European Union foreign ministers, wrapping up an informal meeting in Sweden, are discussing the long-term future of Europe with their colleagues from 13 countries seeking to join the wealthy club. But, the get-together in the town of Nykoping has been soured by a dispute over allowing workers from candidate countries to seek jobs in EU member states once their nations join the bloc.
It is a problem that could threaten plans to expand the 15-member EU to 13 other countries in eastern and southern Europe in the years ahead.
Sweden, which holds the EU's rotating presidency, wants to step up the pace of negotiations that would allow six of the candidate countries to join the group by the year 2004. The Swedes are worried that public opinion in the candidate countries may become disillusioned if the negotiations get bogged down.
But Germany and Austria are insisting that workers from new members be banned from moving freely into the existing EU for seven years.

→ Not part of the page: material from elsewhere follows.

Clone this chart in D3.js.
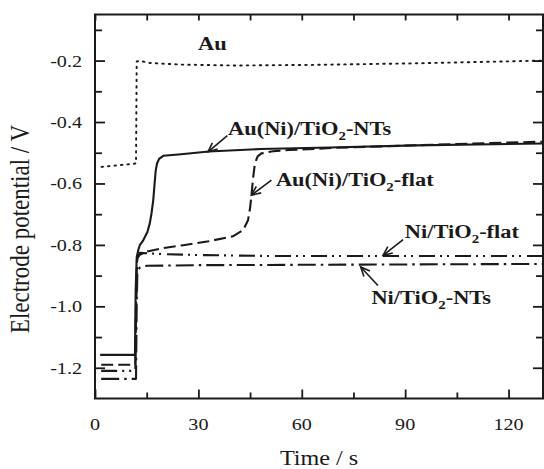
<!DOCTYPE html>
<html><head><meta charset="utf-8">
<script src="https://cdn.jsdelivr.net/npm/d3@7"></script>
<style>
html,body{margin:0;padding:0;background:#fff;}
text{font-family:"Liberation Serif","Times New Roman",serif;fill:#1a1a1a;}
</style></head>
<body><svg id="c" width="544" height="469"></svg>
<script>
// ---- data (time in s, potential in V) ----
const xTicks = [0, 30, 60, 90, 120];
const xMinor = [15, 45, 75, 105];
const yTicks = [-0.2, -0.4, -0.6, -0.8, -1.0, -1.2];
const yMinor = [-0.1, -0.3, -0.5, -0.7, -0.9, -1.1];

const auT = [1.9, 11.9, 12.1, 13, 16, 25, 40, 63, 93, 130];
const auV = [-0.546, -0.535, -0.203, -0.201, -0.208, -0.213, -0.216, -0.214, -0.209, -0.200];

const auNiNtsT = [1.5, 11.6, 11.8, 12.1, 12.6, 13, 14, 15.2, 15.9, 16.4, 16.9, 17.3, 17.6, 18.0, 18.6, 19.8, 25, 33, 48, 68, 93, 130];
const auNiNtsV = [-1.158, -1.158, -0.95, -0.84, -0.815, -0.801, -0.785, -0.758, -0.73, -0.697, -0.655, -0.60, -0.56, -0.535, -0.52, -0.51, -0.505, -0.496, -0.488, -0.483, -0.476, -0.470];

const auNiFlatT = [1.8, 11.7, 11.9, 12.2, 13, 15, 20, 25.6, 33, 40, 43, 44.4, 45, 45.4, 45.9, 46.4, 47.2, 48.3, 51.7, 56.5, 70, 90, 110, 130];
const auNiFlatV = [-1.19, -1.19, -1.0, -0.845, -0.832, -0.822, -0.81, -0.801, -0.788, -0.772, -0.752, -0.72, -0.68, -0.638, -0.58, -0.535, -0.512, -0.502, -0.495, -0.491, -0.484, -0.477, -0.470, -0.464];

const niFlatT = [1.8, 11.7, 11.9, 12.3, 13, 20, 30, 50, 130];
const niFlatV = [-1.21, -1.21, -1.0, -0.84, -0.826, -0.83, -0.833, -0.836, -0.836];

const niNtsT = [1.8, 11.9, 12.1, 12.3, 13, 15, 30, 130];
const niNtsV = [-1.236, -1.236, -1.0, -0.885, -0.874, -0.868, -0.866, -0.862];

const seriesNames = ["Au", "Au(Ni)/TiO2-NTs", "Au(Ni)/TiO2-flat", "Ni/TiO2-flat", "Ni/TiO2-NTs"];

// ---- layout & style ----
const x = d3.scaleLinear().domain([0, 130]).range([95, 543]);
const y = d3.scaleLinear().domain([-1.3, -0.05]).range([398.5, 14.5]);
const ink = "#1a1a1a";
const SX = 1.15; // horizontal text stretch of the original

const svg = d3.select("#c");

const series = [
  {t: auT, v: auV, dash: "1.5,5", w: 1.9, cap: "round"},
  {t: auNiNtsT, v: auNiNtsV, dash: null, w: 2.1, cap: "butt"},
  {t: auNiFlatT, v: auNiFlatV, dash: "12,5", w: 2.1, cap: "butt"},
  {t: niFlatT, v: niFlatV, dash: "16,5,2,5,2,6", w: 2.1, cap: "butt"},
  {t: niNtsT, v: niNtsV, dash: "18,5,2.5,5", w: 2.1, cap: "butt"}
];

const line = d3.line().x(d => x(d[0])).y(d => y(d[1]));
series.forEach(s => {
  const pts = s.t.map((t, i) => [t, s.v[i]]);
  svg.append("path").attr("d", line(pts)).attr("fill", "none")
    .attr("stroke", ink).attr("stroke-width", s.w)
    .attr("stroke-dasharray", s.dash).attr("stroke-linecap", s.cap)
    .attr("stroke-linejoin", "round");
});

// ---- axes ----
function styleAxis(g) {
  g.select(".domain").remove();
  g.selectAll("line").attr("stroke", ink).attr("stroke-width", 1.8);
}
const fmt = d => d3.format(".1f")(d).replace("\u2212", "-");
svg.append("g").attr("transform", `translate(0,${y.range()[0]})`)
  .call(d3.axisBottom(x).tickValues(xTicks).tickSize(-9).tickFormat(""))
  .call(styleAxis);
svg.append("g").attr("transform", `translate(0,${y.range()[0]})`)
  .call(d3.axisBottom(x).tickValues(xMinor).tickSize(-6).tickFormat(""))
  .call(styleAxis);
svg.append("g").attr("transform", `translate(0,${y.range()[1]})`)
  .call(d3.axisTop(x).tickValues(xTicks.concat(xMinor)).tickSize(-6).tickFormat(""))
  .call(styleAxis);
svg.append("g").attr("transform", `translate(${x.range()[0]},0)`)
  .call(d3.axisLeft(y).tickValues(yTicks).tickSize(-10).tickFormat(""))
  .call(styleAxis);
svg.append("g").attr("transform", `translate(${x.range()[0]},0)`)
  .call(d3.axisLeft(y).tickValues(yMinor).tickSize(-7).tickFormat(""))
  .call(styleAxis);
svg.append("g").attr("transform", `translate(${x.range()[1]},0)`)
  .call(d3.axisRight(y).tickValues(yTicks).tickSize(-10).tickFormat(""))
  .call(styleAxis);
svg.append("g").attr("transform", `translate(${x.range()[1]},0)`)
  .call(d3.axisRight(y).tickValues(yMinor).tickSize(-7).tickFormat(""))
  .call(styleAxis);

// frame
svg.append("rect").attr("x", x.range()[0]).attr("y", y.range()[1])
  .attr("width", x.range()[1] - x.range()[0]).attr("height", y.range()[0] - y.range()[1])
  .attr("fill", "none").attr("stroke", ink).attr("stroke-width", 2);

// tick labels
function stretchedText(px, py, str, size, anchor, weight) {
  return svg.append("text").attr("transform", `translate(${px},${py}) scale(${SX},1)`)
    .attr("text-anchor", anchor).attr("font-size", size).attr("font-weight", weight || "normal")
    .text(str);
}
xTicks.forEach(t => stretchedText(x(t), 430, String(t), 17.5, "middle"));
yTicks.forEach(v => stretchedText(82, y(v) + 6, fmt(v), 17.5, "end"));

// axis titles
stretchedText((x.range()[0] + x.range()[1]) / 2, 465, "Time / s", 21, "middle");
svg.append("text").attr("transform", `translate(29,229) scale(${SX},1) rotate(-90)`)
  .attr("text-anchor", "middle").attr("font-size", 23).text("Electrode potential / V");

// ---- annotations (positions in data units) ----
const labels = [
  {name: seriesNames[0], tx: 29.9, tv: -0.167},
  {name: seriesNames[1], tx: 38.6, tv: -0.442, head: [32.8, -0.497], tail: [38.4, -0.444]},
  {name: seriesNames[2], tx: 52.5, tv: -0.609, head: [45.4, -0.638], tail: [51.2, -0.589]},
  {name: seriesNames[3], tx: 89.9, tv: -0.779, head: [83.6, -0.834], tail: [89.4, -0.783]},
  {name: seriesNames[4], tx: 80.2, tv: -0.992, head: [77.1, -0.872], tail: [82.1, -0.932]}
];
labels.forEach(l => {
  const t = svg.append("text").attr("transform", `translate(${x(l.tx)},${y(l.tv)}) scale(${SX},1)`)
    .attr("font-size", 19.5).attr("font-weight", "bold");
  const m = l.name.match(/^(.*TiO)2(.*)$/);
  if (m) {
    t.append("tspan").text(m[1]);
    t.append("tspan").attr("font-size", 13).attr("dy", 5).text("2");
    t.append("tspan").attr("dy", -5).text(m[2]);
  } else {
    t.text(l.name);
  }
  if (l.head) {
    const hx = x(l.head[0]), hy = y(l.head[1]), tx = x(l.tail[0]), ty = y(l.tail[1]);
    svg.append("line").attr("x1", tx).attr("y1", ty).attr("x2", hx).attr("y2", hy)
      .attr("stroke", ink).attr("stroke-width", 1.6);
    const ang = Math.atan2(ty - hy, tx - hx), a = 0.42, len = 10;
    const p1 = [hx + len * Math.cos(ang + a), hy + len * Math.sin(ang + a)];
    const p2 = [hx + len * Math.cos(ang - a), hy + len * Math.sin(ang - a)];
    svg.append("path").attr("d", `M${p1}L${hx},${hy}L${p2}`).attr("fill", "none")
      .attr("stroke", ink).attr("stroke-width", 1.6);
  }
});
</script></body></html>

They say an influx of cheap labor from Eastern European countries would stoke nationalism and racism among Germans and Austrians.
The candidate countries oppose such a transition period, saying it would relegate them to second-class status within the EU.
The EU's executive Commission has offered up a compromise proposal whereby individual member states could decide after a two-year ban on Eastern European workers whether or not to open up their borders. But Spain is blocking approval of that plan.
Madrid is concerned that, once poor Eastern European countries join the EU, it will lose some of the generous aid the EU gives it for Spain's less-developed regions.
Spain, backed by Portugal, is linking its approval of the European Commission's compromise plan on free movement of workers to guarantees that it will not lose any of the more than $30 billion in regional aid it is slated to get over the next five years.
France is also concerned that it may lose some EU funding for French farmers once heavily agricultural Poland joins the group. Germany rejects any attempt to link the free movement of workers and the aid issue.
Sweden has vowed to continue trying to find a compromise that will be acceptable to everyone. But it seems unlikely that the EU, whose members make decisions by consensus, will arrive at a solution to the problem before a summit meeting next month.